En esta cuaresma tomada por el blanco y negro de aquello que tanto hemos amado, contemplo en mi oratorio personal la fotografía del Señor de la Salud de la Hermandad de los Gitanos regresando en la mañana del Viernes Santo por la plaza de la Encarnación. El sol de Regina, las familias asomadas al balcón, los airosos candelabros gastados de cera, los cirios depositados en el asimétrico monte a sus plantas. Nazarenos, personajes de gorra y sombrero orgullosos frente a la cámara. Felices. O aquella otra de Sánchez del Pando, entrando San Román. Multitud expectante desde calle Peñuelas. Niños en brazos de sus padres. El paso del Señor vuelto mirando al pueblo que, intuimos, le llora, le agradece, le pide fuerzas para seguir con su vida. Es el misterio hermoso que anuda el pasado con el futuro de Dios en la Semana Santa. Nada se perdió. Ni una sola de esa plenitud vivida en la mañana del Viernes Santo se ha apagado definitivamente. Vuelven a sonreírnos aquellos niños que desconocían aún el desgarro posterior de la guerra. Las calles olvidadas vuelven a esperar la leve caricia de su cofradía. Los balcones nunca han vuelto a estar vacíos. Habitados de nuevo por todos aquellos que amaron lo que ahora nosotros amamos.

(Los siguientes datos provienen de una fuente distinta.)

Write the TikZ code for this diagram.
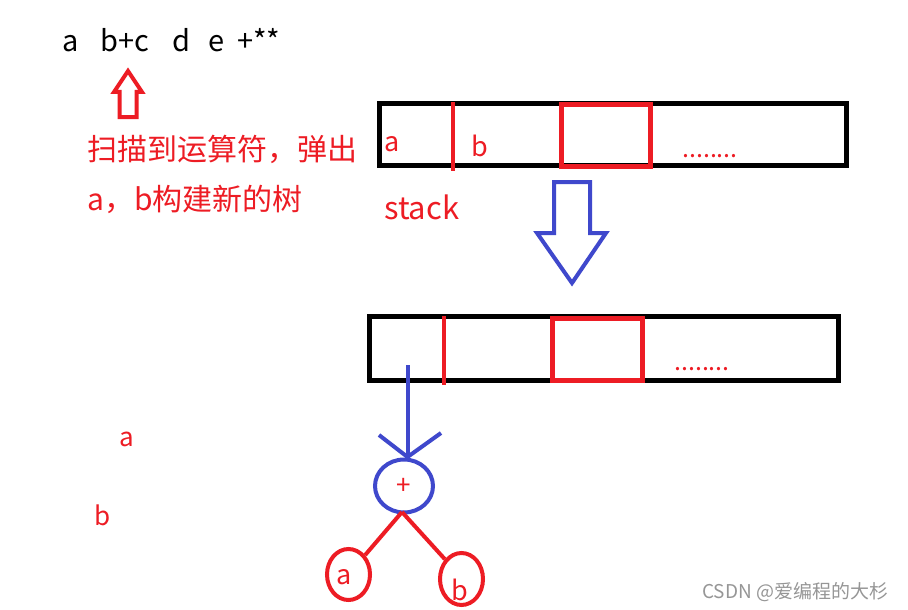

Vuelve aquel niño que siente el apretón firme de la mano que le acompaña y le explica la Piedad de la Mortaja. La dulzura de los angelotes jugueteando con los pellizcos del sudario para aliviar el sereno dolor de su Madre.

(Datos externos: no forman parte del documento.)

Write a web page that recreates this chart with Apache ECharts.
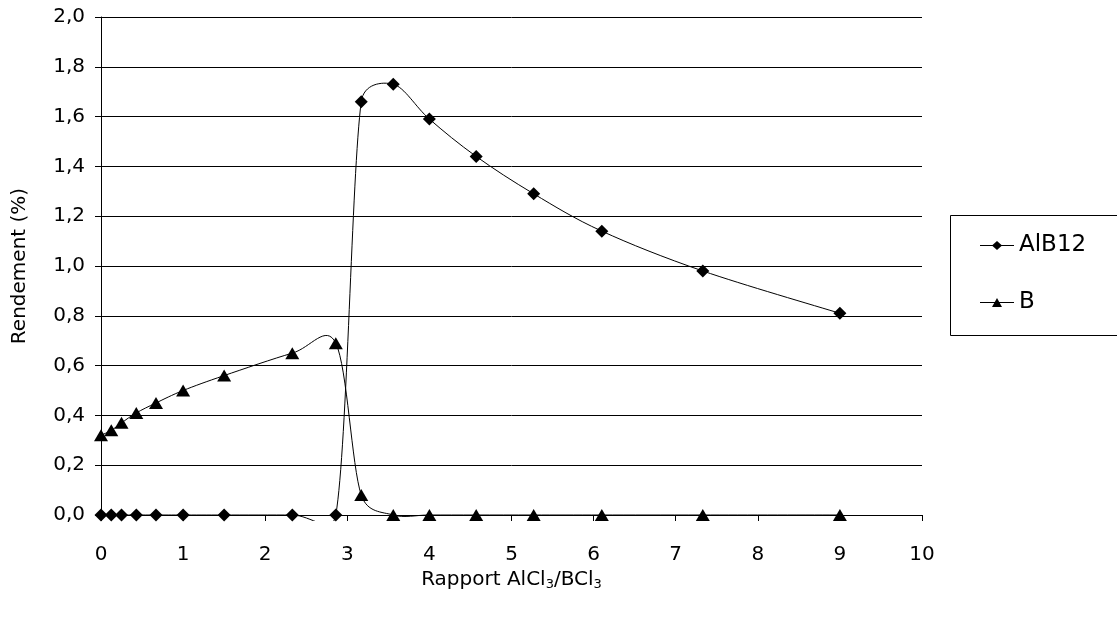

El sábado pasado despedimos a mi tía. La mayor de la familia. Y convencido, cada vez que soy alcanzado por la dulce Victoria de su mirada, vuelven también a mí la plenitud de los Jueves Santos, de almuerzo temprano y nervioso, de raso morado y escudo bordado en oro bien perfilados la columna y azotes. Y ahora sé que cada vez que veo a la Madre de mi familia, les veo. Ése y no otro es el misterio de la plenitud encontrada en aquella foto.